The Perils of Mining on Unstable Data Foundations
Jul 27, 2012 by Dylan Jones in Data Management, Data Quality
Data mining has evolved into a critical skill for many organisations who are looking to find new areas for improvement. I’ve always found data mining to be one of the more innovative and “out there” past-times within corporate data management.
For me it conjures up the Wild West of the data world. You ride in without any promises or commitments and 24 hours later you’ve hit a vein of business performance gold and discovered a pattern within the data that points to some previously undiscovered issue or benefit.
Data mining doesn’t always conform to the (data) rules. Quite often you need to mash up and merge wildly different datasets to find patterns and correlations that were never intended.

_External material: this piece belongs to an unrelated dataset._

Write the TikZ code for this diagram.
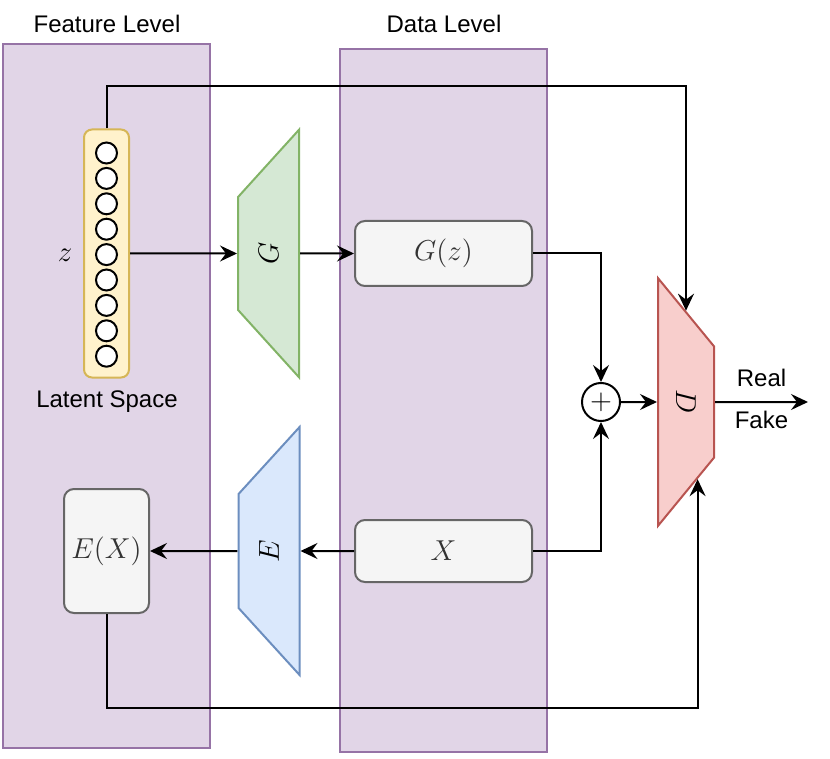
\documentclass[tikz,border=0pt]{standalone}
\usepackage[no-math]{fontspec}
\setmainfont{Liberation Sans}
\usetikzlibrary{shapes.geometric,arrows.meta,calc}
\definecolor{panelfill}{HTML}{E1D5E7}
\definecolor{panelline}{HTML}{9673A6}
\definecolor{latentfill}{HTML}{FFF2CC}
\definecolor{latentline}{HTML}{D6B656}
\definecolor{gfill}{HTML}{D5E8D4}
\definecolor{gline}{HTML}{82B366}
\definecolor{efill}{HTML}{DAE8FC}
\definecolor{eline}{HTML}{6C8EBF}
\definecolor{dfill}{HTML}{F8CECC}
\definecolor{dline}{HTML}{B85450}
\definecolor{boxfill}{HTML}{F5F5F5}
\definecolor{boxline}{HTML}{666666}
\definecolor{boxtext}{HTML}{333333}
\newcommand{\mathfont}{\fontsize{14.4}{17}\selectfont}
\tikzset{
  panneau/.style={draw=panelline, fill=panelfill, line width=1pt,
    minimum width=103.5pt, inner sep=0pt},
  boite/.style={draw=boxline, fill=boxfill, line width=1pt,
    rounded corners=5pt, text=boxtext, font=\mathfont},
  trapeze/.style 2 args={trapezium, trapezium angle=56,
    trapezium stretches=true, fill=#1, draw=#2, line width=1pt,
    minimum width=124pt, minimum height=30.5pt, inner sep=0pt, font=\mathfont},
  neurone/.style={circle, draw, fill=white, line width=1pt,
    minimum size=10.5pt, inner sep=0pt},
  fleche/.style={-{Stealth[length=8.5pt,width=8pt,inset=3pt]}, line width=1pt},
}

\begin{document}
\begin{tikzpicture}[x=0.5pt,y=-0.5pt,font=\fontsize{12}{14}\selectfont]
  \useasboundingbox (0,0) rectangle (830,759);
  % niveaux
  \node[panneau, minimum height=352pt] (feature) at (106.5,396) {};
  \node[panneau, minimum height=351.5pt] (data) at (443.5,400.5) {};
  \node (featurelbl) at (107,24) {Feature Level};
  \node (datalbl) at (444,24) {Data Level};
  % espace latent
  \node[draw=latentline, fill=latentfill, line width=1pt, rounded corners=4pt,
    minimum width=22.5pt, minimum height=124pt] (latent) at (106.5,253.5) {};
  \foreach \i in {0,...,8}
    \node[neurone] (n\i) at (106.5,{153+25.4*\i}) {};
  \node[font=\mathfont] (zlbl) at (65,255) {$z$};
  \node (latentlbl) at (107,402) {Latent Space};
  % generateur
  \node[trapeze={gfill}{gline}, rotate=90] (G) at (268.5,253.5) {$G$};
  \node[boite, minimum width=88.5pt, minimum height=32.5pt] (Gz) at (443.5,253.5) {$G(z)$};
  % encodeur
  \node[trapeze={efill}{eline}, rotate=90] (E) at (269,551) {$E$};
  \node[boite, minimum width=88.5pt, minimum height=31pt] (X) at (443.5,551) {$X$};
  \node[boite, minimum width=42.5pt, minimum height=62pt] (EX) at (106.5,551) {$E(X)$};
  % discriminateur
  \node[circle, draw, fill=white, line width=1pt, minimum size=19pt, inner sep=0pt,
    font=\mathfont] (somme) at (601,402) {$+$};
  \node[trapeze={dfill}{dline}, rotate=-90, trapezium angle=53,
    minimum height=28pt] (D) at (686,402) {$D$};
  \coordinate (Dhaut) at ($(D.bottom left corner)!0.5!(D.top left corner)$);
  \coordinate (Dbas) at ($(D.bottom right corner)!0.7!(D.top right corner)$);
  \coordinate (sortie) at (808,402);
  % fleches
  \draw[fleche] (latent.east) -- (G.north);
  \draw[fleche] (G.south) -- (Gz.west);
  \draw[fleche] (X.west) -- (E.south);
  \draw[fleche] (E.north) -- (EX.east);
  \draw[fleche] (Gz.east) -| (somme.north);
  \draw[fleche] (X.east) -| (somme.south);
  \draw[fleche] (somme.east) -- (D.south);
  \draw[fleche] (D.north) -- (sortie)
    node[midway, above=4pt] {Real} node[midway, below=0.5pt] {Fake};
  \draw[fleche] (latent.north) -- ++(0,-42) -| (Dhaut);
  \draw[fleche] (EX.south) -- ++(0,94) -| (Dbas);
\end{tikzpicture}
\end{document}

You’re often transposing and transforming existing data structures into completely new creations in an effort to abstract a new perspective on how the business is operating along a product or service line.
As data volumes grow exponentially I think we’ll see an ever greater need for data mining desperados to come into town. We need more “data storytellers” to help unravel what’s really happening in the labyrinths of our businesses but what we must always bear in mind is the quality of the data on which these discoveries are made.
I’ve seen far more experienced data miners than myself be led blindly down a new vein of insight only to be publicly embarrassed due to an underlying lack of data quality. One of the big problems is that data mining forces you to connect the dots, joining disparate datasets together in a bid to tell a bigger story. Whilst this is fine for exposing an initial discovery what invariably follows is some kind of operational process or report that is left behind to continuously monitor progress.
This is where we hit problems when data quality management is ignored. Data mining should always be free-form in nature. You should not face restrictions when linking and merging, slicing and dicing, transforming and calculating. However, once you move from mining to ongoing operations you need to understand the limitations of the data and enforce some kind of governance on the rules you’re implying. Demonstrating the value of data mining is never an easy task but all your efforts can be eliminated in an instant if stakeholders are publicly embarrassed by the “fools gold” your mining processes have mistakenly uncovered.